Re: [PATCH] drivers/base/node.c: fix userspace break from using bin_attributes for cpumap and cpulist

From: Greg Kroah-Hartman
Date: Wed Jul 13 2022 - 09:06:04 EST


On Wed, Jul 13, 2022 at 07:47:58AM -0400, Phil Auld wrote:
> Hi Greg,
>
> On Wed, Jul 13, 2022 at 08:06:02AM +0200 Greg Kroah-Hartman wrote:
> > On Tue, Jul 12, 2022 at 05:43:01PM -0400, Phil Auld wrote:
> > > Using bin_attributes with a 0 size causes fstat and friends to return that 0 size.
> > > This breaks userspace code that retrieves the size before reading the file. Rather
> > > than reverting 75bd50fa841 ("drivers/base/node.c: use bin_attribute to break the size
> > > limitation of cpumap ABI") let's put in a size value at compile time. Use direct
> > > comparison and a worst-case maximum to ensure compile time constants. For cpulist the
> > > max is on the order of NR_CPUS * (ceil(log10(NR_CPUS)) + 1) which for 8192 is 40960.
> > > In order to get near that you'd need a system with every other CPU on one node or
> > > something similar. e.g. (0,2,4,... 1024,1026...). We set it to a min of PAGE_SIZE
> > > to retain the older behavior. For cpumap, PAGE_SIZE is plenty big.
> >
> > Does userspace care about that size, or can we just put any value in
> > there and it will be ok? How about just returning to the original
> > PAGE_SIZE value to keep things looking identical, will userspace not
> > read more than that size from the file then?
> >
>
> I'll go look. But I think the point of pre-reading the size with fstat is to allocate
> a buffer to read into. So that may be a problem.
>
> That said, I believe in this case it's the cpulist file which given the use of ranges
> is very unlikely to actually get that big.

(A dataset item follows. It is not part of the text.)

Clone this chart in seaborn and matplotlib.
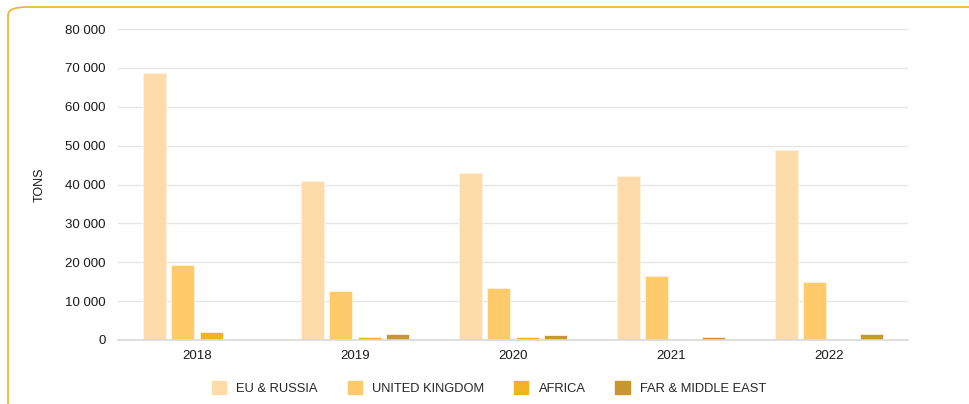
import matplotlib
matplotlib.use("Agg")
import matplotlib.pyplot as plt
import seaborn as sns
import pandas as pd
from matplotlib.patches import FancyBboxPatch
from matplotlib.ticker import FuncFormatter, MultipleLocator

years = ["2018", "2019", "2020", "2021", "2022"]
series = ["EU & RUSSIA", "UNITED KINGDOM", "AFRICA", "FAR & MIDDLE EAST"]
eu_russia = [68700, 41000, 43000, 42200, 48800]
united_kingdom = [19400, 12500, 13500, 16500, 15000]
africa = [2000, 700, 850, 0, 0]
far_middle_east = [0, 1500, 1200, 900, 1500]
colors = ["#FDDCAA", "#FFCA6A", "#F0B323", "#C8962F"]

rows = []
for name, vals in zip(series, [eu_russia, united_kingdom, africa, far_middle_east]):
    for y, v in zip(years, vals):
        rows.append({"year": y, "region": name, "tons": v})
df = pd.DataFrame(rows)

sns.set_theme(style="white")
plt.rcParams['font.family'] = ['Liberation Sans', 'DejaVu Sans']

fig = plt.figure(figsize=(9.69, 4.04), dpi=100)
ax = fig.add_axes([118/969, 1-340/404, (908-118)/969, (340-29)/404])

sns.barplot(data=df, x="year", y="tons", hue="region", hue_order=series,
            palette=colors, width=0.72, gap=0.2, ax=ax,
            edgecolor="#FFF3DF", linewidth=0.6, saturation=1)

ax.set_ylim(0, 80000)
ax.yaxis.set_major_locator(MultipleLocator(10000))
ax.yaxis.set_major_formatter(FuncFormatter(lambda v, p: f"{int(v):,}".replace(",", " ")))
ax.grid(axis="y", color="#E6E6E6", linewidth=1)
ax.set_axisbelow(True)
for s in ["top", "right", "left"]:
    ax.spines[s].set_visible(False)
ax.spines["bottom"].set_color("#D9D9D9")
ax.spines["bottom"].set_linewidth(1.2)
ax.tick_params(axis="y", length=0, labelsize=9.5, colors="#1a1a1a", pad=9)
ax.tick_params(axis="x", length=0, labelsize=9.5, colors="#1a1a1a", pad=7)
ax.set_xlabel("")
ax.set_ylabel("TONS", fontsize=9, color="#1a1a1a", labelpad=14)

ax.legend_.remove()
handles = [plt.Rectangle((0, 0), 1, 1, color=c) for c in colors]
fig.legend(handles, series, loc="center", bbox_to_anchor=(489/969, 1-388/404),
           ncol=4, frameon=False, fontsize=9.3, handlelength=1.1, handleheight=1.1,
           columnspacing=2.3, handletextpad=0.8)

border = FancyBboxPatch((8/969, -0.2), 1.2, 1.2 - 7/404,
                        boxstyle="round,pad=0,rounding_size=0.02",
                        transform=fig.transFigure, fill=False,
                        edgecolor="#F0B323", linewidth=1.2, clip_on=False)
fig.patches.append(border)

fig.savefig("out.png", dpi=100)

That is why we had to change this to a binary file. Think about
every-other CPU being there, that's a huge list. This already was
broken on some systems which is why it had to be changed (i.e. we didn't
change it for no reason at all.)

> > > On an 80 cpu 4-node sytem (NR_CPUS == 8192)
> >
> > We have systems running Linux with many more cpus than that, and your
> > company knows this :)
>
> The 80 cpus here don't matter and we only build with NR_CPUS = 8192 :)
>
> But yes, I realize now that the cpumap part I posted is broken for larger
> NR_CPUS. I originally had it as NR_CPUS, but as I said in my reply to Barry,
> it wants to be ~= NR_CPUS/4 + NR_CPUS/32. I'll change that.
>
> I think we should decide on a max for each and use that.

Sure, pick a max size please, that's fine with me.

greg k-h